** start Dataset excerpt **

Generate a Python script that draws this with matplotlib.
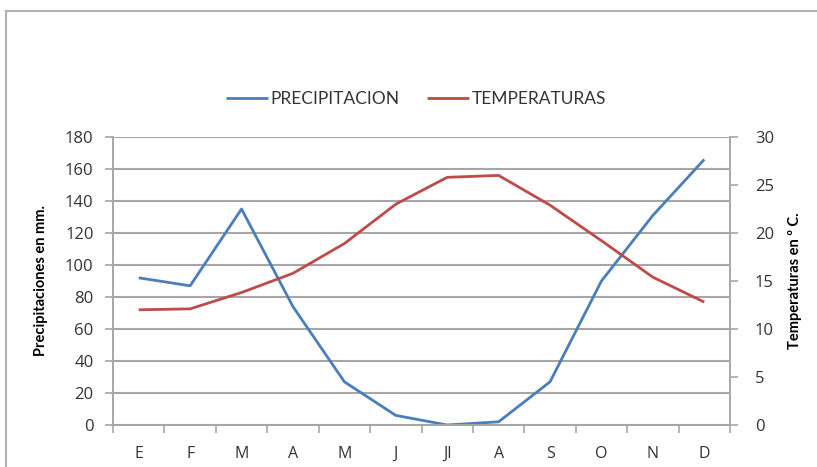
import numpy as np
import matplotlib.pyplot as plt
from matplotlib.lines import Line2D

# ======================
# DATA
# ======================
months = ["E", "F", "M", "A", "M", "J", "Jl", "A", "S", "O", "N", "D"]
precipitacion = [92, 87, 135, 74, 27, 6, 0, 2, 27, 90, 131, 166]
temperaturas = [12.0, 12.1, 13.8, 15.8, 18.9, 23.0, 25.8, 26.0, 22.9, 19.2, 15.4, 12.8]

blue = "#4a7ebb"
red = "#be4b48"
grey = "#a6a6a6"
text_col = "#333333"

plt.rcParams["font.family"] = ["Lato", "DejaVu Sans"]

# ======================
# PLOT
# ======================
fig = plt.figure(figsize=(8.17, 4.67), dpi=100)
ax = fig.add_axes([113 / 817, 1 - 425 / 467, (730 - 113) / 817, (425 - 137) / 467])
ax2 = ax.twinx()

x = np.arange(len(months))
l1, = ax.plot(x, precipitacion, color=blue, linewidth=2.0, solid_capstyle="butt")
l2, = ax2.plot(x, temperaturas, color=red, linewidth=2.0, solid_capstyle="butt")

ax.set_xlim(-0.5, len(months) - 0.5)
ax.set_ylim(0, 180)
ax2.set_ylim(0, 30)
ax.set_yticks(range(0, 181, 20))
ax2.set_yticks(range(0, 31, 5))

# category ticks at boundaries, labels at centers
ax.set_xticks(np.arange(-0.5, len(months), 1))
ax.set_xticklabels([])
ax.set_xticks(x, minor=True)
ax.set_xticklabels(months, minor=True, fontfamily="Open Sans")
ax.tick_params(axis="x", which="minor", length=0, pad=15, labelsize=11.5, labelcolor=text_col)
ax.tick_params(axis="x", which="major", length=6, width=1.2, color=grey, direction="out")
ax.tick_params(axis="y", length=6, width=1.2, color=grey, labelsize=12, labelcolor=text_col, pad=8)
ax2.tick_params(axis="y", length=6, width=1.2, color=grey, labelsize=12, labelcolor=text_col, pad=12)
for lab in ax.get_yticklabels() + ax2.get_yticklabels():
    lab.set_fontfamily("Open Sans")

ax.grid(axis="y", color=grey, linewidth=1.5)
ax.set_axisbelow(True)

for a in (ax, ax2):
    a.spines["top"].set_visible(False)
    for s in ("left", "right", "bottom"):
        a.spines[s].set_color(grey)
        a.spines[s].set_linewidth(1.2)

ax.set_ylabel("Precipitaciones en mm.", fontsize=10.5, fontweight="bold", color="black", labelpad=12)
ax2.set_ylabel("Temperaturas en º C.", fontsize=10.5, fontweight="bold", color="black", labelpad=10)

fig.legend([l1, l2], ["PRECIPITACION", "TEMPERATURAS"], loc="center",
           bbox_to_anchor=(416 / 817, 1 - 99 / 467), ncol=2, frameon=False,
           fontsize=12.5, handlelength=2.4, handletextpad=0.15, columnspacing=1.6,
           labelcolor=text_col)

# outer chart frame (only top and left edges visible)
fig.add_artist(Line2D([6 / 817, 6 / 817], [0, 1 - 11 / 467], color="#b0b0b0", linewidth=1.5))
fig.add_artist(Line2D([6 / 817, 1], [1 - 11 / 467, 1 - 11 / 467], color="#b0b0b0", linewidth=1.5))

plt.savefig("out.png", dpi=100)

** end Dataset excerpt **

## What is required
Keep every word of the data as it is when you write it out, but drop the pictures.

## Result of this exercise
Generate a Python script that draws this with matplotlib.
import numpy as np
import matplotlib.pyplot as plt
from matplotlib.lines import Line2D

# ======================
# DATA
# ======================
months = ["E", "F", "M", "A", "M", "J", "Jl", "A", "S", "O", "N", "D"]
precipitacion = [92, 87, 135, 74, 27, 6, 0, 2, 27, 90, 131, 166]
temperaturas = [12.0, 12.1, 13.8, 15.8, 18.9, 23.0, 25.8, 26.0, 22.9, 19.2, 15.4, 12.8]

blue = "#4a7ebb"
red = "#be4b48"
grey = "#a6a6a6"
text_col = "#333333"

plt.rcParams["font.family"] = ["Lato", "DejaVu Sans"]

# ======================
# PLOT
# ======================
fig = plt.figure(figsize=(8.17, 4.67), dpi=100)
ax = fig.add_axes([113 / 817, 1 - 425 / 467, (730 - 113) / 817, (425 - 137) / 467])
ax2 = ax.twinx()

x = np.arange(len(months))
l1, = ax.plot(x, precipitacion, color=blue, linewidth=2.0, solid_capstyle="butt")
l2, = ax2.plot(x, temperaturas, color=red, linewidth=2.0, solid_capstyle="butt")

ax.set_xlim(-0.5, len(months) - 0.5)
ax.set_ylim(0, 180)
ax2.set_ylim(0, 30)
ax.set_yticks(range(0, 181, 20))
ax2.set_yticks(range(0, 31, 5))

# category ticks at boundaries, labels at centers
ax.set_xticks(np.arange(-0.5, len(months), 1))
ax.set_xticklabels([])
ax.set_xticks(x, minor=True)
ax.set_xticklabels(months, minor=True, fontfamily="Open Sans")
ax.tick_params(axis="x", which="minor", length=0, pad=15, labelsize=11.5, labelcolor=text_col)
ax.tick_params(axis="x", which="major", length=6, width=1.2, color=grey, direction="out")
ax.tick_params(axis="y", length=6, width=1.2, color=grey, labelsize=12, labelcolor=text_col, pad=8)
ax2.tick_params(axis="y", length=6, width=1.2, color=grey, labelsize=12, labelcolor=text_col, pad=12)
for lab in ax.get_yticklabels() + ax2.get_yticklabels():
    lab.set_fontfamily("Open Sans")

ax.grid(axis="y", color=grey, linewidth=1.5)
ax.set_axisbelow(True)

for a in (ax, ax2):
    a.spines["top"].set_visible(False)
    for s in ("left", "right", "bottom"):
        a.spines[s].set_color(grey)
        a.spines[s].set_linewidth(1.2)

ax.set_ylabel("Precipitaciones en mm.", fontsize=10.5, fontweight="bold", color="black", labelpad=12)
ax2.set_ylabel("Temperaturas en º C.", fontsize=10.5, fontweight="bold", color="black", labelpad=10)

fig.legend([l1, l2], ["PRECIPITACION", "TEMPERATURAS"], loc="center",
           bbox_to_anchor=(416 / 817, 1 - 99 / 467), ncol=2, frameon=False,
           fontsize=12.5, handlelength=2.4, handletextpad=0.15, columnspacing=1.6,
           labelcolor=text_col)

# outer chart frame (only top and left edges visible)
fig.add_artist(Line2D([6 / 817, 6 / 817], [0, 1 - 11 / 467], color="#b0b0b0", linewidth=1.5))
fig.add_artist(Line2D([6 / 817, 1], [1 - 11 / 467, 1 - 11 / 467], color="#b0b0b0", linewidth=1.5))

plt.savefig("out.png", dpi=100)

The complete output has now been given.